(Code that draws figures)

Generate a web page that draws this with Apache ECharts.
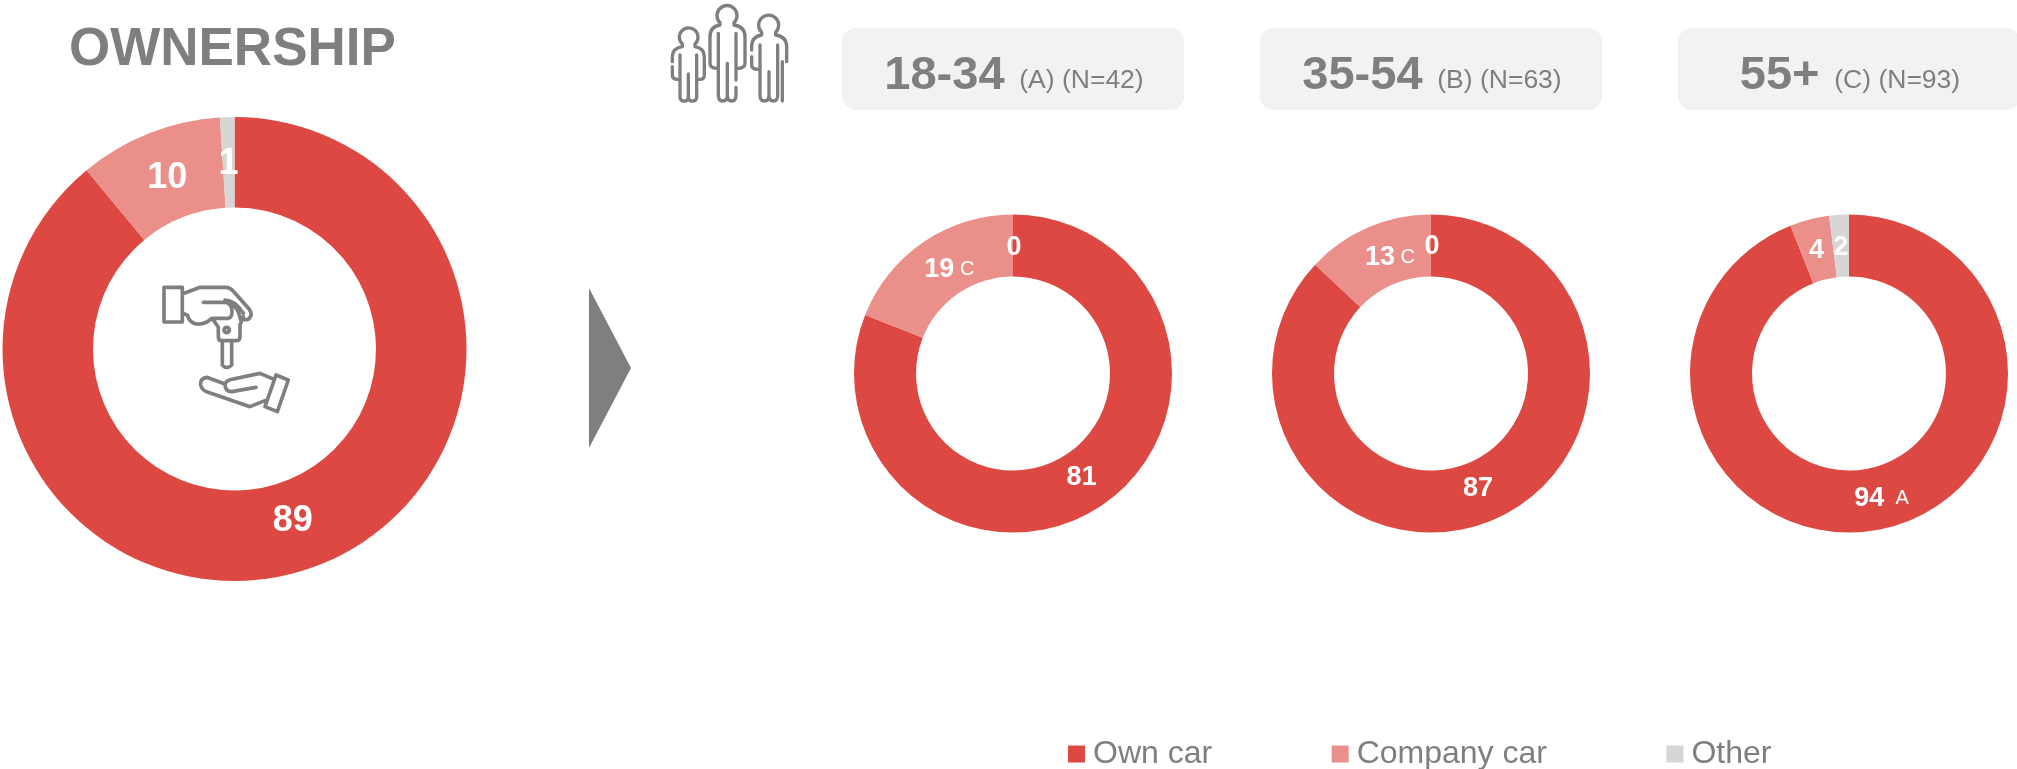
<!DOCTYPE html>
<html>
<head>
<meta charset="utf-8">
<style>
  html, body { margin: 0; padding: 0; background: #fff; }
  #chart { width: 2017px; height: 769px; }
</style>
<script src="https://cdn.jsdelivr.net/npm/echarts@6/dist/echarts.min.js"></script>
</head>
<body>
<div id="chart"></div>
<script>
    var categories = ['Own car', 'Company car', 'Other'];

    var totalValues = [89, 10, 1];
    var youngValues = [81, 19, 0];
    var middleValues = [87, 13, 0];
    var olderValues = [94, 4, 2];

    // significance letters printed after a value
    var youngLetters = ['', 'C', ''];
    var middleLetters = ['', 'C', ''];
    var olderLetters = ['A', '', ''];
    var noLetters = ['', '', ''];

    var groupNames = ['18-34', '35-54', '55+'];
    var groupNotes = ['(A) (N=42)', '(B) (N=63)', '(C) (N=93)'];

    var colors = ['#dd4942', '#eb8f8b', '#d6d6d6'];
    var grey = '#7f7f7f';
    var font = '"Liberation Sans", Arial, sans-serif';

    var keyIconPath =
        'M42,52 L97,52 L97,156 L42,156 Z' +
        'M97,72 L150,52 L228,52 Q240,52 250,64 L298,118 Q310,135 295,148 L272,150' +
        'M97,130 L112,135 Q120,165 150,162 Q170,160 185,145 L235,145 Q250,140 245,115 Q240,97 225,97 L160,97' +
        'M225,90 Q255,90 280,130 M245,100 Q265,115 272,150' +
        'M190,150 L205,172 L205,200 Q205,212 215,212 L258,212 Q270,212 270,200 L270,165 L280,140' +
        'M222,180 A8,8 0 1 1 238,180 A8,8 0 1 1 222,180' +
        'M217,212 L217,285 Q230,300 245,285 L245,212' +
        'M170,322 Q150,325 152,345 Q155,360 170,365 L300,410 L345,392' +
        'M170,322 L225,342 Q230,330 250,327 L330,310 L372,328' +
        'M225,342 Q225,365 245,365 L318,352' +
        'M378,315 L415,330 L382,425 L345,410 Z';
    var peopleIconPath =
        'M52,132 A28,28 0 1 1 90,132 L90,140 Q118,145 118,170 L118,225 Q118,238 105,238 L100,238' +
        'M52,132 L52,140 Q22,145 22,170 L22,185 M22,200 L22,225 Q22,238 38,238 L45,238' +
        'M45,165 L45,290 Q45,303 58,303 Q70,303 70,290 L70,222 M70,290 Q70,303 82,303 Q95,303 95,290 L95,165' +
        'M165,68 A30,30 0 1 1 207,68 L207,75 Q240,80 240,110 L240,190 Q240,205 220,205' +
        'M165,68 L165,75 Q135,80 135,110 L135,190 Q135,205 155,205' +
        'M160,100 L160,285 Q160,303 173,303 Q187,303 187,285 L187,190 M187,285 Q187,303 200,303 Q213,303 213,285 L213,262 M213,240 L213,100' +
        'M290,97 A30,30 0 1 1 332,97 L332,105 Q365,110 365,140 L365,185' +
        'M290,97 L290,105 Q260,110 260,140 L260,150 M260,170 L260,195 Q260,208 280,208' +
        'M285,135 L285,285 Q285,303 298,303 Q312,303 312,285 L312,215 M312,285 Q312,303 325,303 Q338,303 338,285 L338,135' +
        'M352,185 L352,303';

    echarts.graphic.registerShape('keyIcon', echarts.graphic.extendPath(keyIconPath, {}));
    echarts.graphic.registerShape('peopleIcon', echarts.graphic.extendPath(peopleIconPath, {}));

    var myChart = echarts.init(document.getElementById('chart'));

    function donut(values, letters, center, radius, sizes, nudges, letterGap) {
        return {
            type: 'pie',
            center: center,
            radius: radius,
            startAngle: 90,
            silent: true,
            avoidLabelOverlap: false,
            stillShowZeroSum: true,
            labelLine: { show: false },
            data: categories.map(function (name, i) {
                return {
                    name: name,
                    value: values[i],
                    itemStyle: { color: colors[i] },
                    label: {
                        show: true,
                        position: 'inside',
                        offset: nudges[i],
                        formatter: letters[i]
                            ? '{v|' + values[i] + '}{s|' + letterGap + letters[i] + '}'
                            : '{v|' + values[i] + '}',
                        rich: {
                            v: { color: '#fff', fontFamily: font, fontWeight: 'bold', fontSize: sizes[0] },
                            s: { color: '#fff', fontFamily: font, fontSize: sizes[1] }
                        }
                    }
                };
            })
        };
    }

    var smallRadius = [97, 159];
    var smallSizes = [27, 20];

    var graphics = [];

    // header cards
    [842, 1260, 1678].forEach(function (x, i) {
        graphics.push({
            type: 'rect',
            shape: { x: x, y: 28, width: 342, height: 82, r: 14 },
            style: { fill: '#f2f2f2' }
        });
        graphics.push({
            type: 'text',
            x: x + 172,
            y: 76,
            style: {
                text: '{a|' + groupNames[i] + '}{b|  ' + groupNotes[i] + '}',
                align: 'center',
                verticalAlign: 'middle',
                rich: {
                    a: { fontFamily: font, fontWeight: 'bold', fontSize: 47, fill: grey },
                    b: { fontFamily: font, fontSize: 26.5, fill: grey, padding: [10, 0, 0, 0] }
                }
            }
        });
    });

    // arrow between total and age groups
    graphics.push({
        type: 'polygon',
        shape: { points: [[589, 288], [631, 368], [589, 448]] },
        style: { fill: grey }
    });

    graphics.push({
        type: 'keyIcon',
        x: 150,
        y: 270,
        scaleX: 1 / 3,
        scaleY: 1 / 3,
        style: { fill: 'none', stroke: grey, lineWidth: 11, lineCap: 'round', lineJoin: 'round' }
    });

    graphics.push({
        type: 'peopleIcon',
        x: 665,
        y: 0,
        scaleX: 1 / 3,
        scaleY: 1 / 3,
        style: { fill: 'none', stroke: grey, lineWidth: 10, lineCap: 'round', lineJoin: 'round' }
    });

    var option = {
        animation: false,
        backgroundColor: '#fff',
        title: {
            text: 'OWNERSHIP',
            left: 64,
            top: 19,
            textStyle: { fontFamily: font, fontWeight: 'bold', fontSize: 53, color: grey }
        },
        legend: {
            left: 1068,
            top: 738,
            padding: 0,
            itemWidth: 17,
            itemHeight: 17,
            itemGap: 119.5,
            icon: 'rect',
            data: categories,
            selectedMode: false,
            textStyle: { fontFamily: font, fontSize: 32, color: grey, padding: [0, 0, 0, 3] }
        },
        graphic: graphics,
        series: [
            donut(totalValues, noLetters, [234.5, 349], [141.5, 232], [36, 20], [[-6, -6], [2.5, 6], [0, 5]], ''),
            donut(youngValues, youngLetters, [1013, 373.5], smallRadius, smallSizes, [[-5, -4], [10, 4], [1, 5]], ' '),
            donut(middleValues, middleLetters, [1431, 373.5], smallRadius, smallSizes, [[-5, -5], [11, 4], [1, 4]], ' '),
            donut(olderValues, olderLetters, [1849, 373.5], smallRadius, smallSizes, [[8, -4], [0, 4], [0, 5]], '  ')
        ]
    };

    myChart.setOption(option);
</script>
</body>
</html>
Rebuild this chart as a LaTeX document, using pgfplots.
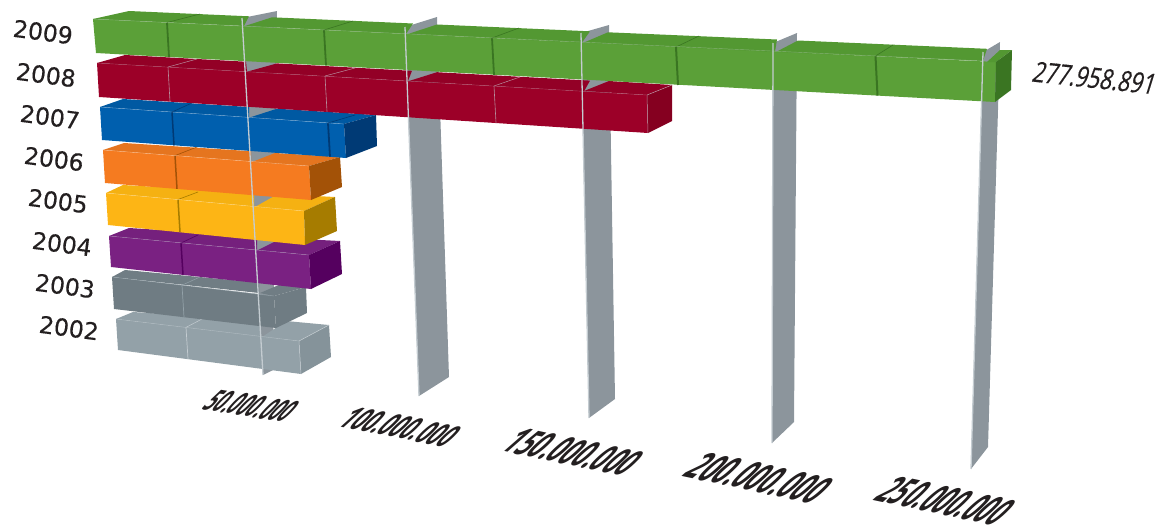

= What the exercise asks =
Where does the word "this" appear? Return each line that holds it.

= Exercise output =
Generate a web page that draws this with Apache ECharts.
Rebuild this chart as a LaTeX document, using pgfplots.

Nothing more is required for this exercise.